*WHAT NEEDS TO BE DONE*: Leave the pictures out and retype the lines from the beginning through the line with "import * as", both ends included.

*DATASET SECTION*:
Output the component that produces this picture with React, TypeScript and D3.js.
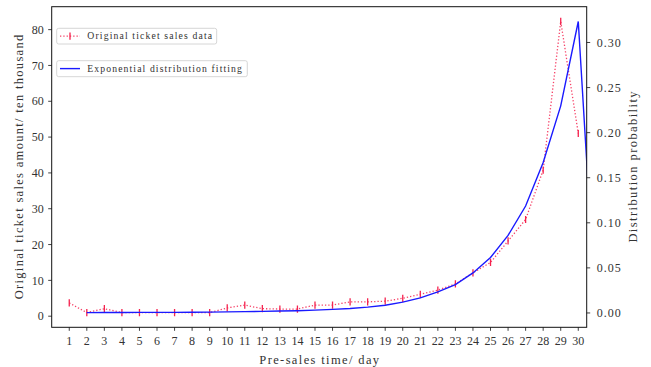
import React from "react";
import * as d3 from "d3";

const days: number[] = Array.from({ length: 30 }, (_, i) => i + 1);
const salesValues: number[] = [
  3.7, 1.0, 2.1, 1.0, 1.0, 1.0, 1.0, 1.0, 1.0, 2.3,
  3.1, 2.1, 2.0, 2.0, 3.1, 3.1, 4.0, 4.0, 4.2, 5.0,
  6.1, 7.3, 9.0, 12.1, 15.0, 21.0, 27.0, 40.8, 82.3, 51.0,
];
const fitDays: number[] = [
  2, 3, 4, 5, 6, 7, 8, 9, 10, 11, 12, 13, 14, 15, 16, 17, 18, 19, 20, 21,
  22, 23, 24, 25, 26, 27, 28, 29, 30, 31,
];
const fitValues: number[] = [
  0.0004, 0.0005, 0.0005, 0.0006, 0.0006, 0.0007, 0.0008, 0.0009, 0.0012, 0.0015,
  0.0018, 0.0021, 0.0025, 0.0031, 0.004, 0.005, 0.0065, 0.0086, 0.012, 0.0167,
  0.0233, 0.0315, 0.0444, 0.0615, 0.086, 0.1186, 0.167, 0.2297, 0.3233, 0.0,
];
const leftTicks: number[] = [0, 10, 20, 30, 40, 50, 60, 70, 80];
const rightTicks: number[] = [0, 0.05, 0.1, 0.15, 0.2, 0.25, 0.3];
const xLabel = "Pre-sales time/ day";
const yLeftLabel = "Original ticket sales amount/ ten thousand";
const yRightLabel = "Distribution probability";
const legendLabels: string[] = ["Original ticket sales data", "Exponential distribution fitting"];

const W = 651;
const H = 367;
const L = 51.7, R = 586.7, T = 6.7, B = 327.3;
const RED = "#f5224e";
const BLUE = "#1a1aff";
const FONT = "'Liberation Serif', 'DejaVu Serif', serif";
const TXT = "#333";

export default function App() {
  const x = d3.scaleLinear().domain([0, 30.48]).range([L, R]);
  const yL = d3.scaleLinear().domain([-3.1, 86.4]).range([B, T]);
  const yR = d3.scaleLinear().domain([-0.0159, 0.3397]).range([B, T]);

  const redLine = d3.line<number>().x((_, i) => x(days[i])).y((d) => yL(d))(salesValues) || "";
  const blueLine = d3.line<number>().x((_, i) => x(fitDays[i])).y((d) => yR(d))(fitValues) || "";

  const tickFs = 12;
  const labFs = 12.5;
  const legFs = 9.7;

  return (
    <svg width={W} height={H} style={{ position: "absolute", left: 0, top: 0, background: "#fff" }}>
      <defs>
        <clipPath id="plot">
          <rect x={L} y={T} width={R - L} height={B - T} />
        </clipPath>
      </defs>
      <rect x={0} y={0} width={W} height={H} fill="#fff" />
      <g clipPath="url(#plot)">
        <path d={redLine} fill="none" stroke={RED} strokeWidth={1.3} strokeDasharray="1.3 2" opacity={0.85} />
        {salesValues.map((v, i) => (
          <line key={i} x1={x(days[i])} x2={x(days[i])} y1={yL(v) - 3.6} y2={yL(v) + 3.6} stroke={RED} strokeWidth={1.3} />
        ))}
        <path d={blueLine} fill="none" stroke={BLUE} strokeWidth={1.4} />
      </g>
      {/* spines */}
      <rect x={L} y={T} width={R - L} height={B - T} fill="none" stroke="#111" strokeWidth={1} />
      {/* x ticks */}
      {days.map((d) => (
        <g key={d}>
          <line x1={x(d)} x2={x(d)} y1={B} y2={B + 3.5} stroke="#111" strokeWidth={0.8} />
          <text x={x(d)} y={B + 18} fontSize={tickFs} fontFamily={FONT} fill={TXT} textAnchor="middle">
            {d}
          </text>
        </g>
      ))}
      {/* left ticks */}
      {leftTicks.map((t) => (
        <g key={t}>
          <line x1={L - 3.5} x2={L} y1={yL(t)} y2={yL(t)} stroke="#111" strokeWidth={0.8} />
          <text x={L - 8} y={yL(t) + 4.2} fontSize={tickFs} fontFamily={FONT} fill={TXT} textAnchor="end">
            {t}
          </text>
        </g>
      ))}
      {/* right ticks */}
      {rightTicks.map((t) => {
        const s = t.toFixed(2);
        return (
          <g key={t}>
            <line x1={R} x2={R + 3.5} y1={yR(t)} y2={yR(t)} stroke="#111" strokeWidth={0.8} />
            <text x={R + 10} y={yR(t) + 4.2} fontSize={tickFs} fontFamily={FONT} fill={TXT}
              textLength={s.length * 6} lengthAdjust="spacing">
              {s}
            </text>
          </g>
        );
      })}
      {/* axis labels */}
      <text x={(L + R) / 2} y={364} fontSize={labFs} fontFamily={FONT} fill={TXT} textAnchor="middle"
        textLength={xLabel.length * 6.3} lengthAdjust="spacing">
        {xLabel}
      </text>
      <text transform={`translate(22.5, ${(T + B) / 2}) rotate(-90)`} fontSize={labFs} fontFamily={FONT} fill={TXT}
        textAnchor="middle" textLength={yLeftLabel.length * 6.3} lengthAdjust="spacing">
        {yLeftLabel}
      </text>
      <text transform={`translate(637, ${(T + B) / 2}) rotate(-90)`} fontSize={labFs} fontFamily={FONT} fill={TXT}
        textAnchor="middle" textLength={yRightLabel.length * 6.3} lengthAdjust="spacing">
        {yRightLabel}
      </text>
      {/* legends */}
      <g>
        <rect x={56.7} y={28.3} width={160} height={15.7} rx={2} fill="#fff" fillOpacity={0.8} stroke="#ccc" strokeWidth={0.8} />
        <line x1={60} x2={80} y1={36.2} y2={36.2} stroke={RED} strokeWidth={1.3} strokeDasharray="1.3 2" opacity={0.85} />
        <line x1={70} x2={70} y1={32.6} y2={39.8} stroke={RED} strokeWidth={1.3} />
        <text x={87.3} y={39.3} fontSize={legFs} fontFamily={FONT} fill={TXT}
          textLength={legendLabels[0].length * 4.8} lengthAdjust="spacing">
          {legendLabels[0]}
        </text>
      </g>
      <g>
        <rect x={56.7} y={60.7} width={190.6} height={16} rx={2} fill="#fff" fillOpacity={0.8} stroke="#ccc" strokeWidth={0.8} />
        <line x1={60} x2={80} y1={68.6} y2={68.6} stroke={BLUE} strokeWidth={1.4} />
        <text x={87.3} y={71.8} fontSize={legFs} fontFamily={FONT} fill={TXT}
          textLength={legendLabels[1].length * 4.83} lengthAdjust="spacing">
          {legendLabels[1]}
        </text>
      </g>
    </svg>
  );
}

*THE REPLY*:
Output the component that produces this picture with React, TypeScript and D3.js.
import React from "react";
import * as d3 from "d3";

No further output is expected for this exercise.